Oil export revenues held steady, even as the price of Kuwait export crude (KEC) rose thanks to lower output in line with the OPEC agreement. Oil revenues, at KD 3.7 billion in 1Q17, were steady as a higher price of oil was offset by a decline in Kuwait’s oil production. The price of KEC was up 12% quarter-on-quarter (q/q) while production was off by 5%.
Non-oil export earnings jumped to a multiquarter high in 1Q17 mainly on stronger ethylene prices. Non-oil export revenues rose by 37% year-on-year (y/y) in 1Q17, after ethylene prices rose by 29% y/y during the same period. Non-oil export earnings are expected to pick up further in the second quarter, on the back of still higher ethylene prices.

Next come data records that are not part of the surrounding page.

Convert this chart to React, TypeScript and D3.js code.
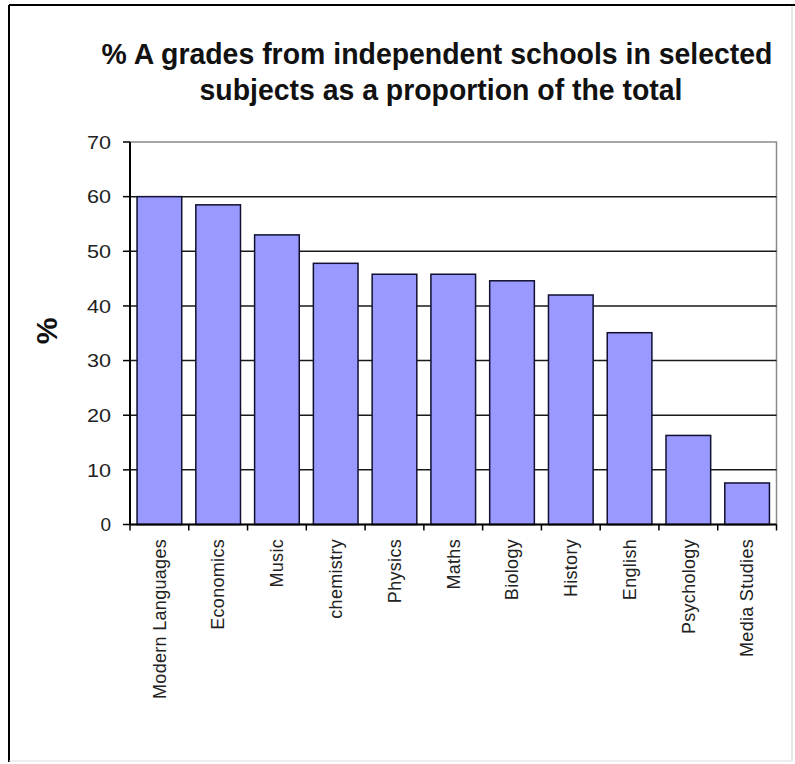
import React from "react";
import * as d3 from "d3";

const categories = [
  "Modern Languages",
  "Economics",
  "Music",
  "chemistry",
  "Physics",
  "Maths",
  "Biology",
  "History",
  "English",
  "Psychology",
  "Media Studies",
];
const values = [60, 58.5, 53, 47.8, 45.8, 45.8, 44.6, 42, 35.1, 16.3, 7.6];
const yTicks = [0, 10, 20, 30, 40, 50, 60, 70];
const titleLines = [
  "% A grades from independent schools in selected",
  "subjects as a proportion of the total",
];

export default function App() {
  const W = 795;
  const H = 764;
  const left = 130;
  const right = 776.5;
  const top = 142;
  const bottom = 524.5;

  const x = d3
    .scaleBand<string>()
    .domain(categories)
    .range([left, right])
    .paddingInner(0.24)
    .paddingOuter(0.12);
  const y = d3.scaleLinear().domain([0, 70]).range([bottom, top]);
  const step = x.step();
  const off = (step - x.bandwidth()) / 2;
  const boundaries = categories.map((c) => (x(c) as number) - off);
  boundaries.push(right);

  const font = "Arial, 'Liberation Sans', Helvetica, sans-serif";

  return (
    <svg
      width={W}
      height={H}
      style={{ position: "absolute", left: 0, top: 0, background: "#fff" }}
      fontFamily={font}
    >
      <rect x={0} y={0} width={W} height={H} fill="#fff" />
      {/* outer frame */}
      <line x1={9} y1={5} x2={795} y2={5} stroke="#000" strokeWidth={2} />
      <line x1={9} y1={5} x2={9} y2={762} stroke="#000" strokeWidth={2} />
      <line x1={792} y1={6} x2={792} y2={761} stroke="#ccc" strokeWidth={1} />
      <line x1={9} y1={761} x2={792} y2={761} stroke="#ddd" strokeWidth={1} />

      {/* title */}
      <text
        x={437}
        y={64}
        textAnchor="middle"
        fontWeight="bold"
        fontSize={29}
        fill="#111"
        textLength={671}
        lengthAdjust="spacingAndGlyphs"
      >
        {titleLines[0]}
      </text>
      <text
        x={441}
        y={100}
        textAnchor="middle"
        fontWeight="bold"
        fontSize={29}
        fill="#111"
        textLength={483}
        lengthAdjust="spacingAndGlyphs"
      >
        {titleLines[1]}
      </text>

      {/* plot border */}
      <rect
        x={left}
        y={top}
        width={right - left}
        height={bottom - top}
        fill="none"
        stroke="#8a8a8a"
        strokeWidth={1.5}
      />

      {/* gridlines */}
      {yTicks
        .filter((t) => t > 0 && t < 70)
        .map((t) => (
          <line
            key={"g" + t}
            x1={left}
            x2={right}
            y1={y(t)}
            y2={y(t)}
            stroke="#1a1a1a"
            strokeWidth={1.5}
          />
        ))}

      {/* bars */}
      {categories.map((c, i) => (
        <rect
          key={c}
          x={x(c)}
          y={y(values[i])}
          width={x.bandwidth()}
          height={bottom - y(values[i])}
          fill="#9999ff"
          stroke="#101030"
          strokeWidth={1.5}
        />
      ))}

      {/* axes */}
      <line x1={left} x2={left} y1={top} y2={bottom} stroke="#000" strokeWidth={2} />
      <line x1={left - 1} x2={right} y1={bottom} y2={bottom} stroke="#000" strokeWidth={2} />

      {/* y ticks */}
      {yTicks.map((t) => (
        <g key={"yt" + t}>
          <line x1={left - 7} x2={left} y1={y(t)} y2={y(t)} stroke="#000" strokeWidth={1.5} />
          <text
            x={111}
            y={y(t)}
            dy="0.35em"
            textAnchor="end"
            fontSize={19}
            fill="#222"
            textLength={t === 0 ? undefined : 24}
            lengthAdjust="spacingAndGlyphs"
          >
            {t}
          </text>
        </g>
      ))}

      {/* x ticks */}
      {boundaries.map((b, i) => (
        <line key={"xt" + i} x1={b} x2={b} y1={bottom} y2={bottom + 6} stroke="#000" strokeWidth={1.5} />
      ))}

      {/* x labels */}
      {categories.map((c) => {
        const cx = (x(c) as number) + x.bandwidth() / 2;
        return (
          <text
            key={"xl" + c}
            transform={`translate(${cx},539) rotate(-90)`}
            textAnchor="end"
            dy="0.35em"
            fontSize={18}
            letterSpacing={0.3}
            fill="#222"
          >
            {c}
          </text>
        );
      })}

      {/* y label */}
      <text
        transform={`translate(46,331) rotate(-90)`}
        textAnchor="middle"
        dy="0.35em"
        fontWeight="bold"
        fontSize={30}
        fill="#111"
      >
        %
      </text>
    </svg>
  );
}
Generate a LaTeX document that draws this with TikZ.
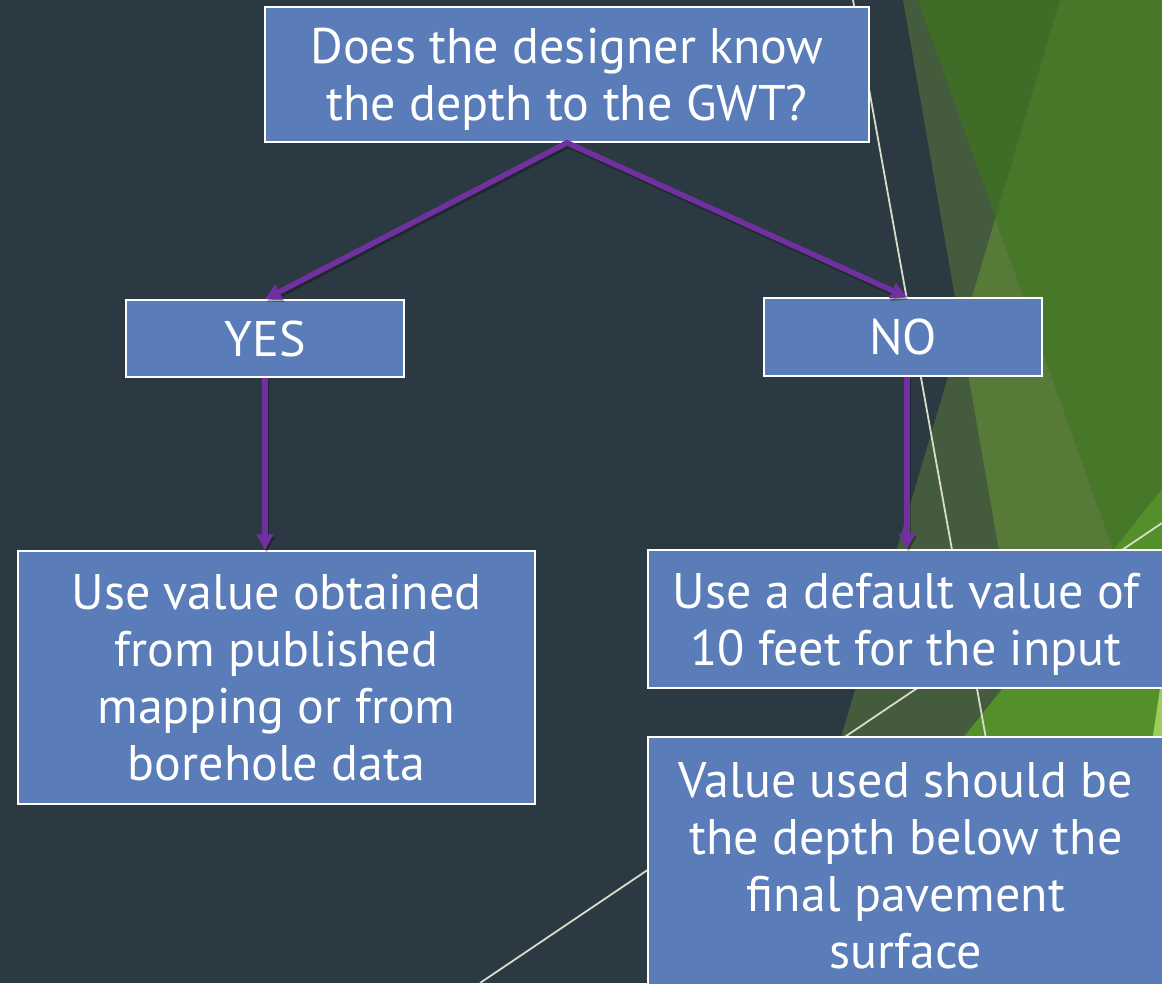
\documentclass[tikz,border=0pt]{standalone}
\usepackage{fontspec}
\setmainfont{PT Sans}
\usetikzlibrary{arrows.meta,calc}
\definecolor{bgslate}{HTML}{2B3A42}
\definecolor{grayg}{HTML}{445C3D}
\definecolor{oliveg}{HTML}{587A38}
\definecolor{darkg}{HTML}{3F6C26}
\definecolor{midg}{HTML}{47782A}
\definecolor{brightg}{HTML}{53902A}
\definecolor{lightg}{HTML}{9CCC5C}
\definecolor{linewhite}{HTML}{D8DCCB}
\definecolor{boxblue}{HTML}{5A7DBA}
\definecolor{arrowpurple}{HTML}{7030A0}
\tikzset{
  flowbox/.style={draw=white, line width=1.5pt, fill=boxblue, text=white, inner sep=0pt, align=center, text depth=0pt, font=\fontsize{50}{57}\selectfont},
  flowarrow/.style={draw=arrowpurple, line width=5.5pt, line join=miter},
  arrowshadow/.style={draw=black, opacity=0.3, line width=5.5pt, line join=miter, transform canvas={shift={(1.5pt,-2.5pt)}}},
  thinline/.style={draw=linewhite, line width=1.8pt}
}
\begin{document}
\begin{tikzpicture}[x=1pt,y=-1pt]
\useasboundingbox (0,0) rectangle (1162,983);
% background
\fill[bgslate] (0,0) rectangle (1162,983);
% green facets
\fill[grayg] (903,0) -- (1162,0) -- (1162,983) -- (1075,983) -- cycle;
\fill[grayg] (1060,0) -- (1162,0) -- (1162,983) -- (768,983) -- cycle;
\fill[oliveg] (995.5,218) -- (1162,687) -- (1162,983) -- (1075,983) -- (961,334) -- cycle;
\fill[darkg] (918,0) -- (1060,0) -- (995.5,218) -- cycle;
\fill[midg] (1060,0) -- (1162,0) -- (1162,687) -- (995.5,218) -- cycle;
\fill[brightg] (1162,489) -- (1162,983) -- (767,983) -- cycle;
\fill[lightg] (1162,675) -- (1162,983) -- (1116,983) -- cycle;
% thin lines
\coordinate (w1a) at (853,0);
\coordinate (w1b) at (1030,983);
\coordinate (w2a) at (480,983);
\coordinate (w2b) at (1162,523);
\draw[thinline] (w1a) -- (w1b);
\draw[thinline] (w2a) -- (w2b);
% boxes
\node[flowbox, minimum width=604pt, minimum height=135pt] (top) at (567,74.5) {Does the designer know\\the depth to the GWT?};
\node[flowbox, minimum width=278pt, minimum height=77pt] (yes) at (265,338.5) {YES};
\node[flowbox, minimum width=278pt, minimum height=78pt] (no) at (903,337) {NO};
\node[flowbox, minimum width=517pt, minimum height=253pt] (box4) at (276.5,677.5) {Use value obtained\\from published\\mapping or from\\borehole data};
\node[flowbox, minimum width=516pt, minimum height=138pt] (box5) at (906,619) {Use a default value of\\10 feet for the input};
\node[flowbox, minimum width=516pt, minimum height=256pt] (box6) at (906,865) {Value used should be\\the depth below the\\final pavement\\surface};
% arrows
\draw[arrowshadow, {Triangle[width=16pt,length=16pt]}-{Triangle[width=16pt,length=16pt]}] (yes.north) -- (top.south) -- ([xshift=4pt]no.north);
\draw[arrowshadow, -{Triangle[width=16pt,length=16pt]}] (yes.south) -- (yes.south |- box4.north);
\draw[arrowshadow, -{Triangle[width=16pt,length=16pt]}] ([xshift=4pt]no.south) -- ([xshift=4pt]no.south |- box5.north);
\draw[flowarrow, {Triangle[width=16pt,length=16pt]}-{Triangle[width=16pt,length=16pt]}] (yes.north) -- (top.south) -- ([xshift=4pt]no.north);
\draw[flowarrow, -{Triangle[width=16pt,length=16pt]}] (yes.south) -- (yes.south |- box4.north);
\draw[flowarrow, -{Triangle[width=16pt,length=16pt]}] ([xshift=4pt]no.south) -- ([xshift=4pt]no.south |- box5.north);
\end{tikzpicture}
\end{document}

Imports soared by a healthy 11% y/y in 1Q17 as capital goods continued to witness solid gains and the drop in consumer goods imports moderated. Growth in capital goods imports held strong at 16% y/y in 1Q17, as did growth in industrial supply imports which came in at 20% y/y during the same period. The strong growth in these segments is a reflection of the improved implementation of the government development projects. Consumer goods imports appeared to stabilize in early 2017 following a contraction driven by a slowing consumer sector. Consumer imports saw a small 0.2% y/y decline, thanks to a rebound in food & beverage imports and as passenger motor car imports fell at a slower pace.